Give again, verbatim, the lines between the line that contains "Rebuild this chart" and the line that contains "import numpy as np", counting both ends. Pictures are excluded from the copy.
-- begin Stored data --
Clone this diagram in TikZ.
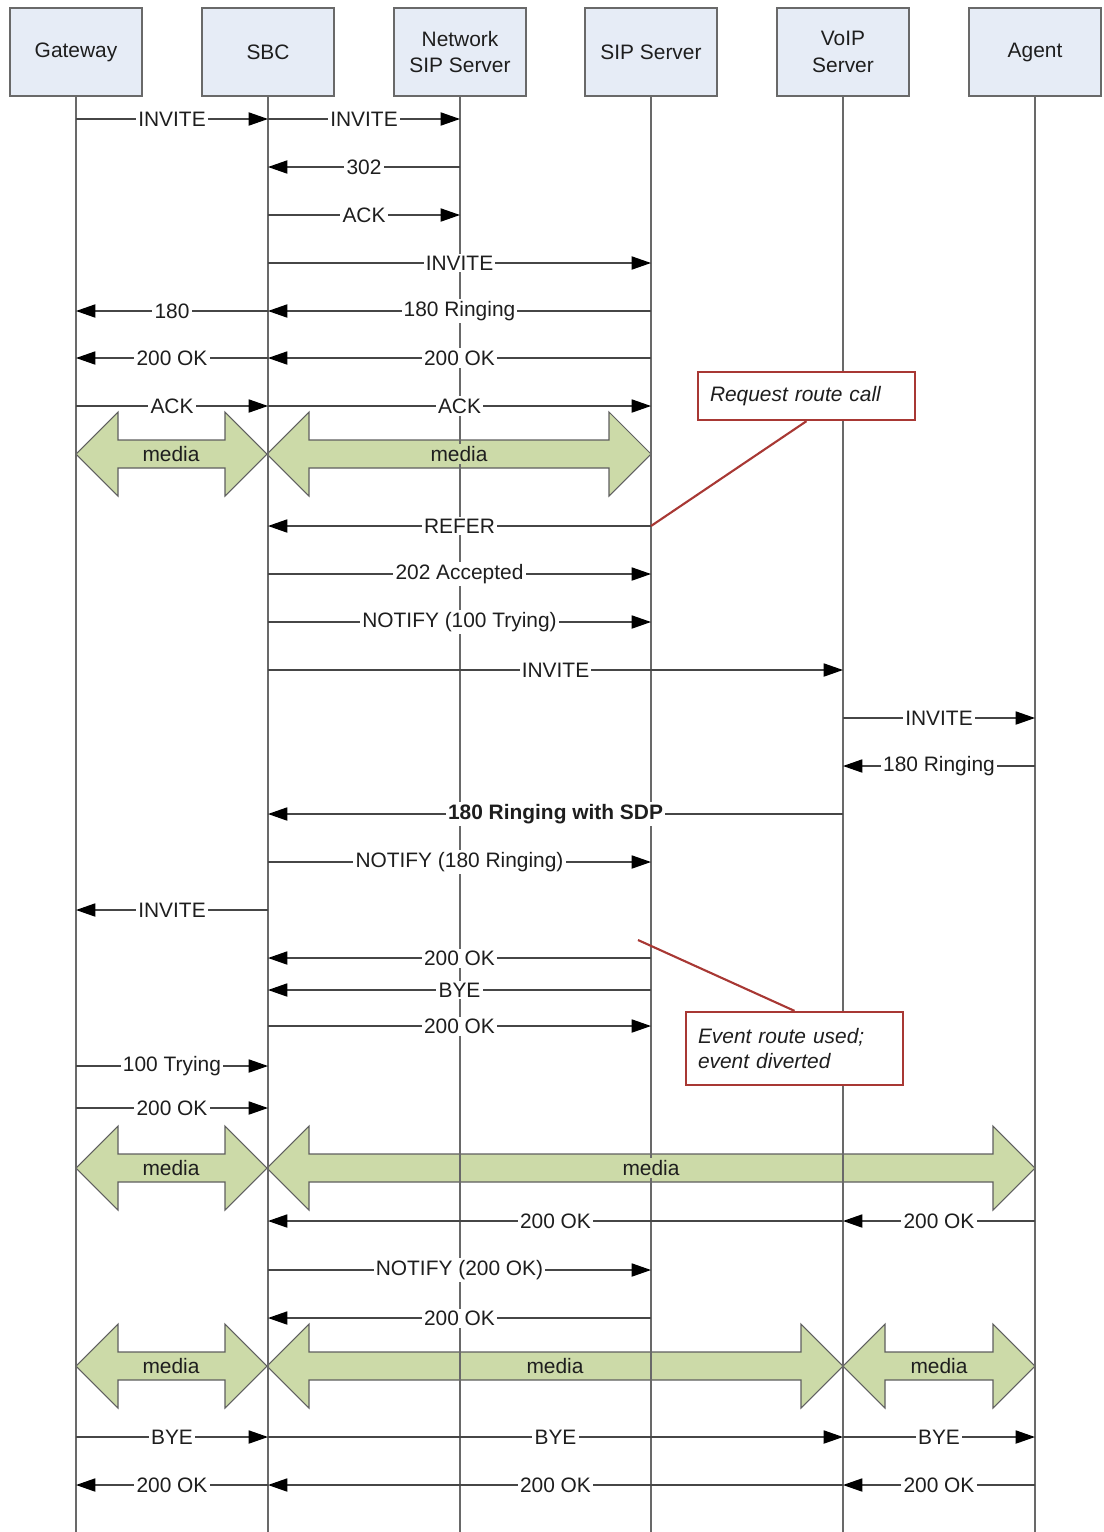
-- end Stored data --
-- begin Stored data --
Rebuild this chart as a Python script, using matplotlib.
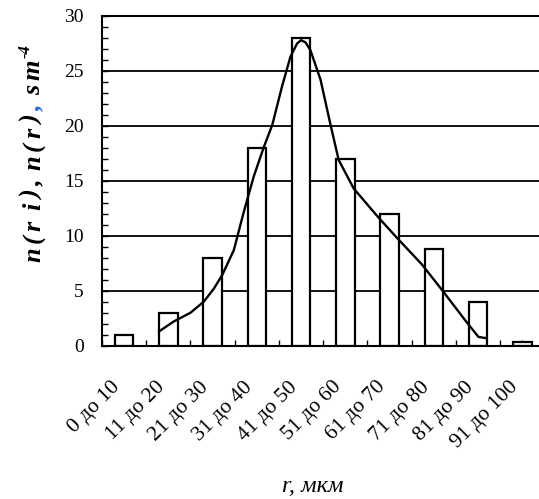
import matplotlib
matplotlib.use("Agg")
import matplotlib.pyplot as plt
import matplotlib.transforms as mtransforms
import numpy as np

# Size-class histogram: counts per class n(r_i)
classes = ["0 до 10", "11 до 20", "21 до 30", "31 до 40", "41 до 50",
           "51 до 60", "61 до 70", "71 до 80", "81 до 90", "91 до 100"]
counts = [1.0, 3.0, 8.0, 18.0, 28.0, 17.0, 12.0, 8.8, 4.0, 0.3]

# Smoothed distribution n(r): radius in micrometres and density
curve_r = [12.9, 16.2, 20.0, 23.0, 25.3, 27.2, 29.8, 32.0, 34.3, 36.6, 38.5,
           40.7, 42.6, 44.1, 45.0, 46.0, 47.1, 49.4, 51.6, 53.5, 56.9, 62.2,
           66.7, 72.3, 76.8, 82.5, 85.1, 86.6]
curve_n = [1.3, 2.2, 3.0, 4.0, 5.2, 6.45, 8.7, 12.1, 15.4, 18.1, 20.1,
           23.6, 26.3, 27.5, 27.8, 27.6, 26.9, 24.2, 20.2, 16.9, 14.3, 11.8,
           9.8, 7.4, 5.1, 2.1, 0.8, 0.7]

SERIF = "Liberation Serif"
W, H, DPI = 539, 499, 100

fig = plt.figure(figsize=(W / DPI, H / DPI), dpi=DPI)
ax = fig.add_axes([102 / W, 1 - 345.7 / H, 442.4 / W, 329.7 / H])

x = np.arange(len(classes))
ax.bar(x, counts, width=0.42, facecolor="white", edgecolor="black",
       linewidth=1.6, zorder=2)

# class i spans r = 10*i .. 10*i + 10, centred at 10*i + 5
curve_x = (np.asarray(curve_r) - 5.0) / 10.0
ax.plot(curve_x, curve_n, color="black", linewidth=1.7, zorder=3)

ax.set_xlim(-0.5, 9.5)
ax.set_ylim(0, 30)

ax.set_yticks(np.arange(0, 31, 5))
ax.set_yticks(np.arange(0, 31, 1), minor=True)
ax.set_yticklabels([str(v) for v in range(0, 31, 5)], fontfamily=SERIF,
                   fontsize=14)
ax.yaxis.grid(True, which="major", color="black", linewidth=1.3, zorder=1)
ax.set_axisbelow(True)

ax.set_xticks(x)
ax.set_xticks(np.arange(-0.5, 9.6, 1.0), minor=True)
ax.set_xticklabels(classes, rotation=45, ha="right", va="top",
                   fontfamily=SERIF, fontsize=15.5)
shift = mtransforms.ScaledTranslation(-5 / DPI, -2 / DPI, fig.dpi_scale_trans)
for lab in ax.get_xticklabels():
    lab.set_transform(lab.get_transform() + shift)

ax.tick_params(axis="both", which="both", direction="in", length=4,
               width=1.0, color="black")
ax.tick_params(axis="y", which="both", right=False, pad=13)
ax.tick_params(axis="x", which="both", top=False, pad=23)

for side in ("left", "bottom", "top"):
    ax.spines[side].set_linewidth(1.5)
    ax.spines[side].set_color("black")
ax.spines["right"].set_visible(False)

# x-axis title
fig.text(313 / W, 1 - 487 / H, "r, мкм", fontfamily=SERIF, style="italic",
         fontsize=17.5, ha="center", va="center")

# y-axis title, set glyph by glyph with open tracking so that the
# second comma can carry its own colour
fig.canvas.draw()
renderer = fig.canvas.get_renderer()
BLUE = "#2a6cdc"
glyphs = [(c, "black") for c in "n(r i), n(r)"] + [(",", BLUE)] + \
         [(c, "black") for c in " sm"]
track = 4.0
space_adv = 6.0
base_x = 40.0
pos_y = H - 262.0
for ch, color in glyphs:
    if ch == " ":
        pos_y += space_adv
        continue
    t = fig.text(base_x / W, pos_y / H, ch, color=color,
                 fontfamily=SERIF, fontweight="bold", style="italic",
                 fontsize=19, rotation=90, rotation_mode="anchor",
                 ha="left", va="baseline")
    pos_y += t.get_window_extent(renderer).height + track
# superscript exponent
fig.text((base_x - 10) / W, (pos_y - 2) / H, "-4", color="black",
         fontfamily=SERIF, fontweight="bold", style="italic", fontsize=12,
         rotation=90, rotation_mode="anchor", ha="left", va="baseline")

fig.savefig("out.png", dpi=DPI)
-- end Stored data --
**Finished answer**.
Rebuild this chart as a Python script, using matplotlib.
import matplotlib
matplotlib.use("Agg")
import matplotlib.pyplot as plt
import matplotlib.transforms as mtransforms
import numpy as np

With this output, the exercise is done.